Yes, the {tu'a} was used intentionally, because it is logically accurate to use {tu'a} in this case.

Take the gismu {facki}, for exmaple. Its place structure is x1 discovers/finds out x2 (du'u) about subject/object x3. The x2 place of {facki} is explicitly defined to be an abstraction, because you can't discover or find an object, but only something about an object (a fact, {lodu'u}). In English, you might say "I find my hat.". But it Lojban (even though {mi facki le mi mapku} is gramamtical), this sentence is only properly expressed {mi facki tu'a le mi mapku} (assuming you mean something like "I find (where is) my hat") or {mi facki fi le mi mapku} (specifying the object about which the discovery is made, but leaving the discovery to be inferred).

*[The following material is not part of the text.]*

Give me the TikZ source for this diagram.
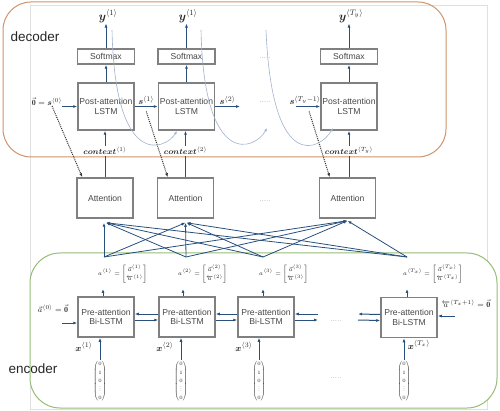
\documentclass[tikz,border=0pt]{standalone}
\usepackage{amsmath}
\usepackage{amssymb}
\usepackage{fontspec}
\setsansfont{Liberation Sans}
\usetikzlibrary{arrows.meta,positioning,calc}
\definecolor{decoderedge}{RGB}{206,148,106}
\definecolor{encoderedge}{RGB}{150,188,120}
\definecolor{flowblue}{RGB}{40,80,126}
\definecolor{feedblue}{RGB}{160,178,205}
\definecolor{cellgray}{RGB}{128,128,128}
\definecolor{celltext}{RGB}{72,72,72}
\newcommand{\tinyvdots}{\vbox{\baselineskip1.6pt\lineskiplimit0pt\kern0.5pt\hbox{.}\hbox{.}\hbox{.}}}

\begin{document}
\begin{tikzpicture}[
  x=1pt,y=-1pt,
  font=\sffamily\fontsize{8.6}{9.6}\selectfont,
  >=Latex,
  arrow/.style={-{Latex[length=4pt,width=3pt]},line width=1pt,draw=flowblue},
  link/.style={-{Latex[length=4pt,width=3pt]},line width=0.8pt,draw=flowblue},
  attend/.style={-{Latex[length=4pt,width=3pt]},line width=1pt,draw=black!80,densely dotted},
  feed/.style={-{Latex[length=3.5pt,width=2.6pt]},line width=0.6pt,draw=feedblue},
  cellbox/.style={draw=cellgray,line width=1.5pt,fill=white,align=center,
    inner sep=1pt,text=celltext},
  postbox/.style={cellbox,minimum width=56pt,minimum height=47pt},
  softbox/.style={cellbox,minimum width=57pt,minimum height=15pt},
  attbox/.style={cellbox,minimum width=56pt,minimum height=40pt},
  prebox/.style={cellbox,minimum width=56pt,minimum height=40pt},
  mlabel/.style={inner sep=1pt,text=black!85,font=\fontsize{9.5}{11}\selectfont},
  blabel/.style={inner sep=0pt,text=black!85,font=\fontsize{8}{9}\selectfont},
  ylabel/.style={inner sep=1pt,text=black!85,font=\fontsize{11.5}{12}\selectfont},
  ctxlabel/.style={inner sep=1pt,text=black!85,font=\fontsize{8}{9}\selectfont},
  alabel/.style={inner sep=0pt,text=black!85,font=\fontsize{6}{7.5}\selectfont,anchor=west},
  onehot/.style={inner sep=0pt,text=black!85,font=\fontsize{4.8}{8.4}\selectfont},
  dots/.style={text=black!50,font=\fontsize{7}{8}\selectfont},
  part/.style={text=black!85,font=\sffamily\fontsize{13.5}{15}\selectfont}
]
\useasboundingbox (0,0) rectangle (500,411);

% Frames: page edge, decoder and encoder groups.
\draw[black!12,line width=0.6pt] (30,5) rectangle (487,409);
\draw[decoderedge,line width=1pt,rounded corners=28pt] (3,2) rectangle (446,157);
\draw[encoderedge,line width=1pt,fill=white,rounded corners=30pt] (30,253) rectangle (497,408);
\node[part] (declabel) at (35,37) {decoder};
\node[part] (enclabel) at (33,369) {encoder};

% Decoder: post-attention LSTM steps with softmax outputs.
\node[postbox] (post1) at (106,106.5) {Post-attention\\LSTM};
\node[postbox] (post2) at (186.5,106.5) {Post-attention\\LSTM};
\node[postbox] (post3) at (349,106.5) {Post-attention\\LSTM};
\node[softbox] (soft1) at (106,56.5) {Softmax};
\node[softbox] (soft2) at (186.5,56.5) {Softmax};
\node[softbox] (soft3) at (349,56.5) {Softmax};
\node[ylabel] (y1) at (108,16) {$\boldsymbol{y}^{\langle 1\rangle}$};
\node[ylabel] (y2) at (188,16) {$\boldsymbol{y}^{\langle 1\rangle}$};
\node[ylabel] (y3) at (351,16) {$\boldsymbol{y}^{\langle T_y\rangle}$};
\draw[arrow] (post1) -- (soft1);
\draw[arrow] (post2) -- (soft2);
\draw[arrow] (post3) -- (soft3);
\draw[arrow] (soft1) -- (soft1.north |- y1.south);
\draw[arrow] (soft2) -- (soft2.north |- y2.south);
\draw[arrow] (soft3) -- (soft3.north |- y3.south);
\node[dots] (sdots) at (265,58) {.....};
\node[dots] (pdots) at (265,102) {.....};

% Hidden state s passed along the decoder.
\node[blabel] (s0) at (47,102) {$\vec{\mathbf{0}}=\boldsymbol{s}^{\langle 0\rangle}$};
\coordinate (s2end) at (240,106.5);
\coordinate (sTstart) at (296,106.5);
\draw[arrow] (s0.east |- post1.west) -- (post1.west);
\draw[arrow] (post1) -- node[mlabel,above=0pt] (s1) {$\boldsymbol{s}^{\langle 1\rangle}$} (post2);
\draw[arrow] (post2) -- node[mlabel,above=0pt] (s2) {$\boldsymbol{s}^{\langle 2\rangle}$} (s2end);
\draw[arrow] (sTstart) -- node[mlabel,above=0pt,xshift=-3pt] (sT) {$\boldsymbol{s}^{\langle T_y-1\rangle}$} (post3);

% Attention blocks and context vectors.
\node[attbox] (att1) at (105,198) {Attention};
\node[attbox] (att2) at (185.5,198) {Attention};
\node[attbox] (att3) at (347.5,198) {Attention};
\node[dots] (adots) at (265,201) {.....};
\node[ctxlabel] (ctx1) at (105,151) {$\boldsymbol{context}^{\langle 1\rangle}$};
\node[ctxlabel] (ctx2) at (185.5,151) {$\boldsymbol{context}^{\langle 2\rangle}$};
\node[ctxlabel] (ctx3) at (349,151) {$\boldsymbol{context}^{\langle T_y\rangle}$};
\draw[line width=1pt,flowblue] (att1.north -| ctx1) -- (ctx1);
\draw[line width=1pt,flowblue] (att2.north -| ctx2) -- (ctx2);
\draw[line width=1pt,flowblue] (att3.north -| ctx3) -- (ctx3);
\draw[arrow] (ctx1) -- (ctx1 |- post1.south);
\draw[arrow] (ctx2) -- (ctx2 |- post2.south);
\draw[arrow] (ctx3) -- (ctx3 |- post3.south);
\draw[attend] ([xshift=5pt]s0.south) -- ([xshift=6pt]att1.north west);
\draw[attend] ([yshift=-5pt]s1.south) -- ([xshift=11pt]att2.north west);
\draw[attend] ([xshift=4pt,yshift=-5pt]sT.south) -- ([xshift=11pt]att3.north west);

% Previous output fed to the next decoder step.
\coordinate (fb1s) at (112,30);
\coordinate (fb1e) at (177,131);
\coordinate (fb2s) at (201,30);
\coordinate (fb2e) at (267,128);
\coordinate (fb3s) at (266,30);
\coordinate (fb3e) at (333,128);
\draw[feed] (fb1s) .. controls (115,170) and (165,150) .. (fb1e);
\draw[feed] (fb2s) .. controls (204,170) and (255,150) .. (fb2e);
\draw[feed] (fb3s) .. controls (272,175) and (320,150) .. (fb3e);

% Encoder: pre-attention Bi-LSTM steps.
\node[prebox] (pre1) at (106,317) {Pre-attention\\Bi-LSTM};
\node[prebox] (pre2) at (187,317) {Pre-attention\\Bi-LSTM};
\node[prebox] (pre3) at (266,317) {Pre-attention\\Bi-LSTM};
\node[prebox] (pre4) at (409,317.5) {Pre-attention\\Bi-LSTM};
\coordinate (e3) at (318,317);
\coordinate (e4) at (358,317);
\node[dots] (edots) at (336,321) {.....};
\draw[arrow] ([yshift=3pt]pre2.west) -- ([yshift=3pt]pre1.east);
\draw[arrow] ([yshift=-3pt]pre1.east) -- ([yshift=-3pt]pre2.west);
\draw[arrow] ([yshift=3pt]pre3.west) -- ([yshift=3pt]pre2.east);
\draw[arrow] ([yshift=-3pt]pre2.east) -- ([yshift=-3pt]pre3.west);
\draw[arrow] ([yshift=3pt]e3) -- ([yshift=3pt]pre3.east);
\draw[arrow] ([yshift=-3pt]pre3.east) -- ([yshift=-3pt]e3);
\draw[arrow] ([yshift=3pt]pre4.west) -- ([yshift=3pt]e4);
\draw[arrow] ([yshift=-3pt]e4) -- ([yshift=-3pt]pre4.west);

% Boundary states.
\node[blabel] (a0) at (53,309) {$\vec{a}^{\langle 0\rangle}=\vec{\mathbf{0}}$};
\coordinate (a0in) at (62,323);
\draw[arrow] (a0in) -- (a0in -| pre1.west);
\node[blabel] (aT) at (466,304) {$\overleftarrow{a}^{\langle T_x+1\rangle}=\vec{\mathbf{0}}$};
\coordinate (aTin) at (455,316);
\draw[arrow] (aTin) -- (aTin -| pre4.east);

% Concatenated activations.
\node[alabel] (a1) at (98,274) {$\renewcommand{\arraystretch}{1.3}a^{\langle 1\rangle}=\begin{bmatrix}\vec{a}^{\langle 1\rangle}\\ \overleftarrow{a}^{\langle 1\rangle}\end{bmatrix}$};
\node[alabel] (a2) at (178,274) {$\renewcommand{\arraystretch}{1.3}a^{\langle 2\rangle}=\begin{bmatrix}\vec{a}^{\langle 2\rangle}\\ \overleftarrow{a}^{\langle 2\rangle}\end{bmatrix}$};
\node[alabel] (a3) at (259,274) {$\renewcommand{\arraystretch}{1.3}a^{\langle 3\rangle}=\begin{bmatrix}\vec{a}^{\langle 3\rangle}\\ \overleftarrow{a}^{\langle 3\rangle}\end{bmatrix}$};
\node[alabel] (a4) at (403,274) {$\renewcommand{\arraystretch}{1.3}a^{\langle T_x\rangle}=\begin{bmatrix}\vec{a}^{\langle T_x\rangle}\\ \overleftarrow{a}^{\langle T_x\rangle}\end{bmatrix}$};
\draw[arrow,shorten >=5pt] ([xshift=-3pt]pre1.north) -- ([xshift=-3pt]pre1.north |- a1.south);
\draw[arrow,shorten >=5pt] ([xshift=-4pt]pre2.north) -- ([xshift=-4pt]pre2.north |- a2.south);
\draw[arrow,shorten >=5pt] ([xshift=-3pt]pre3.north) -- ([xshift=-3pt]pre3.north |- a3.south);
\draw[arrow,shorten >=5pt] ([xshift=-2pt]pre4.north) -- ([xshift=-2pt]pre4.north |- a4.south);

% Every activation goes to every attention block.
\coordinate (h1) at (104,257);
\coordinate (h2) at (186,257);
\coordinate (h3) at (263,257);
\coordinate (h4) at (407,257);
\draw[link] (h1) -- ([xshift=-1pt,yshift=-4pt]att1.south);
\draw[link] (h1) -- ([yshift=-4pt]att2.south);
\draw[link] (h1) -- ([yshift=-2pt]att3.south);
\draw[link] (h2) -- ([xshift=1pt,yshift=-4pt]att1.south);
\draw[link] (h2) -- ([yshift=-4pt]att2.south);
\draw[link] (h2) -- ([yshift=-2pt]att3.south);
\draw[link] (h3) -- ([xshift=1pt,yshift=-4pt]att1.south);
\draw[link] (h3) -- ([xshift=1pt,yshift=-4pt]att2.south);
\draw[link] (h3) -- ([yshift=-2pt]att3.south);
\draw[link] (h4) -- ([xshift=1pt,yshift=-4pt]att1.south);
\draw[link] (h4) -- ([xshift=1pt,yshift=-4pt]att2.south);
\draw[link] (h4) -- ([yshift=-2pt]att3.south);

% One-hot inputs.
\node[onehot] (v1) at (100,381) {$\begin{pmatrix}0\\1\\0\\\tinyvdots\\0\end{pmatrix}$};
\node[onehot] (v2) at (181,381) {$\begin{pmatrix}0\\1\\0\\\tinyvdots\\0\end{pmatrix}$};
\node[onehot] (v3) at (259,381) {$\begin{pmatrix}0\\1\\0\\\tinyvdots\\0\end{pmatrix}$};
\node[onehot] (v4) at (404,381) {$\begin{pmatrix}0\\1\\0\\\tinyvdots\\0\end{pmatrix}$};
\node[dots] (vdots) at (336,378) {.....};
\draw[arrow] (v1) -- (v1.north |- pre1.south);
\draw[arrow] (v2) -- (v2.north |- pre2.south);
\draw[arrow] (v3) -- (v3.north |- pre3.south);
\draw[arrow] (v4) -- (v4.north |- pre4.south);
\node[mlabel] (x1) at (84,347) {$\boldsymbol{x}^{\langle 1\rangle}$};
\node[mlabel] (x2) at (165,347) {$\boldsymbol{x}^{\langle 2\rangle}$};
\node[mlabel] (x3) at (244,347) {$\boldsymbol{x}^{\langle 3\rangle}$};
\node[mlabel] (x4) at (419,345) {$\boldsymbol{x}^{\langle T_x\rangle}$};
\end{tikzpicture}
\end{document}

In this sense, gismu like {xamgu}, {nitcu}, and {nelci}, whose x1 places should be {ka}s or other abstractions in order to be logically correct, are overgenerally defined. A thing is not good for something else, you can't need things, and you can't like things; but something about a thing can be good for some purpose (abstract), you can need something about a thing for a given purpose, and you can like something about a thing. Compare these to {badri}, {djica}, and the x3 place of {nitcu}, which are already defined to be sufficiently abstract. Gismu like {prami} and {xebni}, which allow an object or abstraction as its x2 place, walk the fine line between being sufficiently and insufficiently constrained.

In my opinion, not using abstractions in places such as these is malglico and, technically, illogical. I think that the over-generality of these gismu definitions (along with a number of other features of the language) reflects the fact that the creaters of Lojban were primarily native speakers of English. When I speak Lojban, I try as much as possible to avoid {glikemnorlogji} and to be as logically correct as possible. After all, that's one of the major reasons I decided to learn to speak Lojban!